David Fendrich, <f96dafe@dd.chalmers.se>, writes:
> This means that I can take a brain and replace every neuron
> by a small chip that behaves like a simple neuron (i.e it fires
> when it has recieved enough signals to exceed its treshold).
> Nothing novel yet.
> But what if I make every chip record its own state and after
> a while tell all my neurochips to play what they have
> recorded. The result would be a real consciousness that
> experiences something that has already happened.
> Since each chip has a record of its own states, we can
> actually cut the wires connecting them and still get
> the neurochips to play its recordings like nothing
> has happened, the consciousness would still be there.

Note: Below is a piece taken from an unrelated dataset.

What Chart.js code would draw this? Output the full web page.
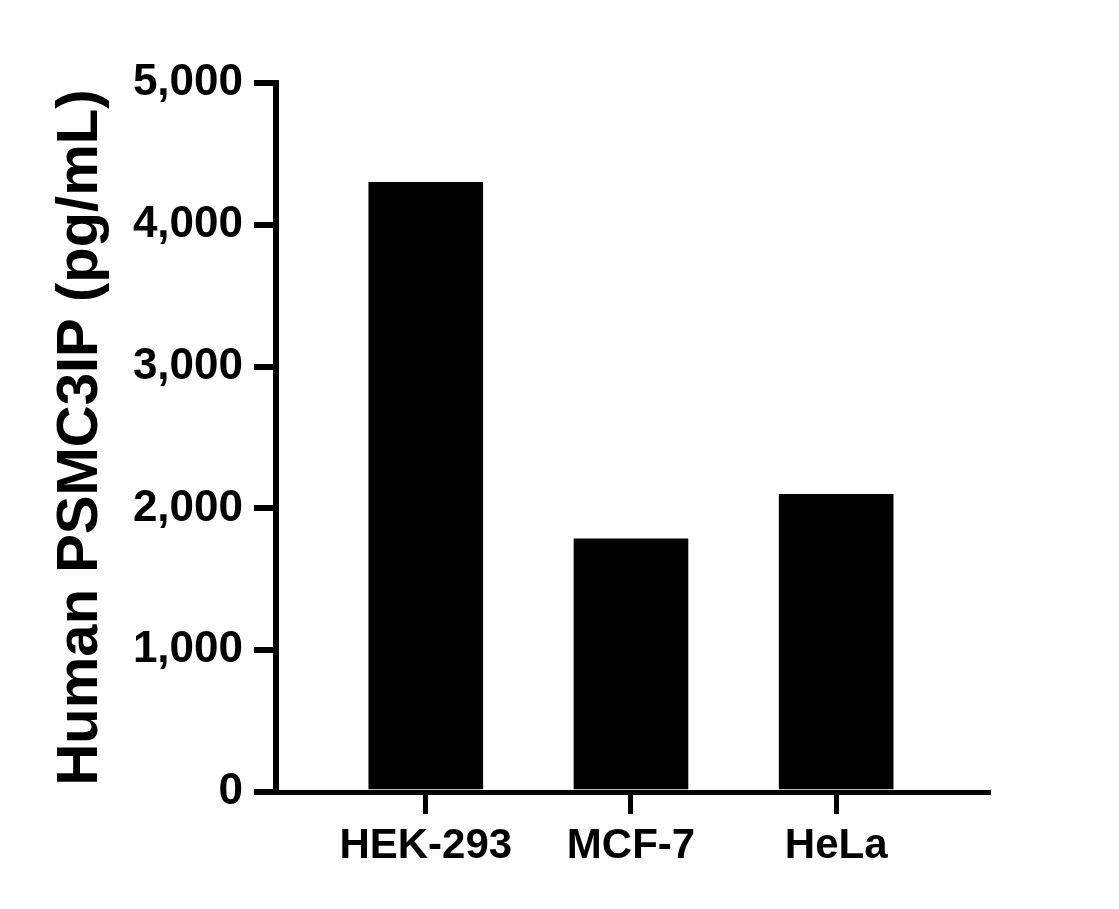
<!DOCTYPE html>
<html>
<head>
<meta charset="utf-8">
<script src="https://cdn.jsdelivr.net/npm/chart.js@4/dist/chart.umd.min.js"></script>
<style>
  body { margin: 0; background: #fff; }
</style>
</head>
<body>
<canvas id="grafico" width="1119" height="909"></canvas>
<script>
// data
const categorias = ['HEK-293', 'MCF-7', 'HeLa'];
const valores = [4300, 1785, 2100];
const yTicks = [0, 1000, 2000, 3000, 4000, 5000];

const fonte = "'Liberation Sans', Arial, sans-serif";

const config_barra = {
  type: 'bar',
  data: {
    datasets: [{
      data: categorias.map((c, i) => ({ x: i, y: valores[i] })),
      backgroundColor: '#000',
      borderWidth: 0,
      barThickness: 114
    }]
  },
  options: {
    responsive: false,
    animation: false,
    layout: { padding: { top: 83, right: 131, left: 0, bottom: 0 } },
    plugins: { legend: { display: false }, tooltip: { enabled: false } },
    scales: {
      x: {
        type: 'linear',
        offset: false,
        min: -0.73,
        max: 2.74,
        afterBuildTicks: (scale) => {
          scale.ticks = categorias.map((c, i) => ({ value: i }));
        },
        afterFit: (scale) => { scale.height = 117; },
        ticks: {
          callback: (v) => categorias[v],
          color: '#000',
          font: { family: fonte, size: 42, weight: 'bold' },
          padding: 7,
          maxRotation: 0,
          autoSkip: false
        },
        grid: { offset: false, drawOnChartArea: false, color: '#000', lineWidth: 5, tickLength: 22 },
        border: { color: '#000', width: 5 }
      },
      y: {
        min: 0,
        max: 5000,
        afterBuildTicks: (scale) => {
          scale.ticks = yTicks.map(v => ({ value: v }));
        },
        afterFit: (scale) => { scale.width = 276; },
        ticks: {
          callback: (v) => v.toLocaleString('en-US'),
          color: '#000',
          font: { family: fonte, size: 44, weight: 'bold' },
          padding: 11
        },
        title: {
          display: true,
          text: 'Human PSMC3IP (pg/mL)',
          color: '#000',
          font: { family: fonte, size: 58, weight: 'bold' },
          padding: { top: 46, bottom: 0 }
        },
        grid: { drawOnChartArea: false, color: '#000', lineWidth: 6, tickLength: 22 },
        border: { color: '#000', width: 6 }
      }
    }
  }
};

const grafico = new Chart(document.getElementById('grafico'), config_barra);
</script>
</body>
</html>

We did discuss some variants on this thought experiment last year.
The problem is that it works OK to say that consciousness is a certain
kind of computation, but that there does not seem to be a completely
reliable definition of what a computation is.

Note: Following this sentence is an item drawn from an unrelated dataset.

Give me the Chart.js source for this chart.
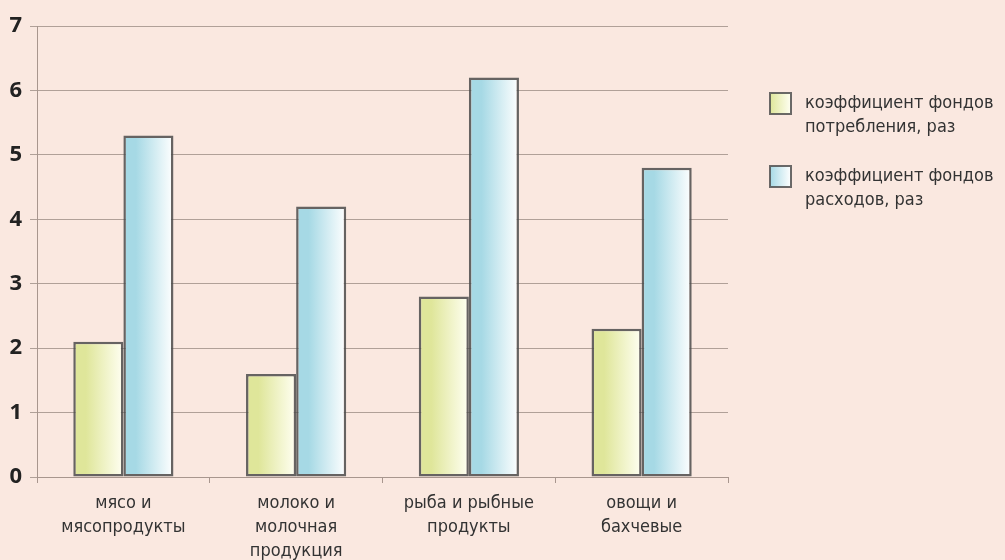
<!DOCTYPE html>
<html>
<head>
<meta charset="utf-8">
<script src="https://cdn.jsdelivr.net/npm/chart.js@4/dist/chart.umd.min.js"></script>
<style>
  html, body { margin: 0; padding: 0; background: #fae8e0; }
  #wrap { width: 1005px; height: 560px; }
</style>
</head>
<body>
<div id="wrap"><canvas id="grafico" width="1005" height="560"></canvas></div>
<script>
// Данные диаграммы
const categorias = [
  ['мясо и', 'мясопродукты'],
  ['молоко и', 'молочная', 'продукция'],
  ['рыба и рыбные', 'продукты'],
  ['овощи и', 'бахчевые']
];
const fondPotrebleniya = [2.1, 1.6, 2.8, 2.3];
const fondRashodov = [5.3, 4.2, 6.2, 4.8];
const legendaTexty = [
  ['коэффициент фондов', 'потребления, раз'],
  ['коэффициент фондов', 'расходов, раз']
];

const catPct = 0.58;
const fuenteNarrow = "'Liberation Sans Narrow', 'DejaVu Sans Condensed', sans-serif";

// Цвета градиентов: левый край -> правый край
const gradColores = [
  ['#dfe69a', '#fffff2'],
  ['#a6d9e5', '#ffffff']
];

function gradBarra(ctx) {
  const chart = ctx.chart;
  const xs = chart.scales.x;
  if (!xs || !chart.chartArea) return gradColores[ctx.datasetIndex][0];
  const centro = xs.getPixelForValue(ctx.dataIndex);
  const catW = xs.width / categorias.length;
  const barW = catW * catPct / 2;
  const izq = ctx.datasetIndex === 0 ? centro - barW : centro;
  const g = chart.ctx.createLinearGradient(izq, 0, izq + barW, 0);
  const c = gradColores[ctx.datasetIndex];
  g.addColorStop(0, c[0]);
  g.addColorStop(0.25, c[0]);
  g.addColorStop(1, c[1]);
  return g;
}

// Легенда справа (две строки текста)
const leyendaPlugin = {
  id: 'leyendaDerecha',
  afterDraw(chart) {
    const c = chart.ctx;
    const posY = [93, 166];
    c.save();
    legendaTexty.forEach((lineas, i) => {
      const x = 770, y = posY[i], s = 21;
      const g = c.createLinearGradient(x, 0, x + s, 0);
      g.addColorStop(0, gradColores[i][0]);
      g.addColorStop(1, gradColores[i][1]);
      c.fillStyle = g;
      c.fillRect(x, y, s, s);
      c.strokeStyle = 'rgba(80,80,80,0.85)';
      c.lineWidth = 2;
      c.strokeRect(x, y, s, s);
      c.fillStyle = '#333';
      c.font = '18px ' + fuenteNarrow;
      c.textBaseline = 'middle';
      lineas.forEach((t, k) => c.fillText(t, 805, y + 10 + k * 24));
    });
    c.restore();
  }
};

const ctx = document.getElementById('grafico').getContext('2d');
new Chart(ctx, {
  type: 'bar',
  data: {
    labels: categorias,
    datasets: [{
      label: legendaTexty[0].join(' '),
      data: fondPotrebleniya,
      backgroundColor: gradBarra,
      borderColor: 'rgba(75,75,75,0.85)',
      borderWidth: 2.5,
      borderSkipped: false
    }, {
      label: legendaTexty[1].join(' '),
      data: fondRashodov,
      backgroundColor: gradBarra,
      borderColor: 'rgba(75,75,75,0.85)',
      borderWidth: 2.5,
      borderSkipped: false
    }]
  },
  options: {
    responsive: false,
    animation: false,
    layout: { padding: { top: 26, right: 277, left: 0, bottom: 0 } },
    datasets: { bar: { barPercentage: 1, categoryPercentage: catPct } },
    plugins: {
      legend: { display: false },
      tooltip: { enabled: false }
    },
    scales: {
      x: {
        grid: { offset: true, drawOnChartArea: false, tickLength: 6, color: '#a8968e' },
        border: { color: '#a8968e' },
        ticks: {
          color: '#333',
          font: { family: fuenteNarrow, size: 18, lineHeight: 1.33 },
          padding: 8,
          maxRotation: 0
        },
        afterFit: (s) => { s.height = 83; }
      },
      y: {
        min: 0, max: 7,
        ticks: {
          stepSize: 1,
          color: '#222',
          padding: 8,
          font: { family: "'Open Sans', sans-serif", size: 22, weight: 'bold' }
        },
        grid: { color: '#b0a098', tickLength: 7 },
        border: { color: '#a8968e' },
        afterFit: (s) => { s.width = 37; }
      }
    }
  },
  plugins: [leyendaPlugin]
});
</script>
</body>
</html>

One idea which has been proposed was that the replay is not conscious,
because it lacks "counterfactual reliability". That is, to get
consciousness you not only have to play back a sequence of states, you
must run a machine which would also reproduce the proper behavior IF it
were given different inputs.
In other words, consciousness is reduced to computation, but computation
must be defined over a set of possible inputs, not just one particular
input.
It is hard to see how things which don't happen (the counterfactual
inputs) can affect something which does happen (the here-and-now
consciousness), but this idea does seem to resolve some of the paradoxes.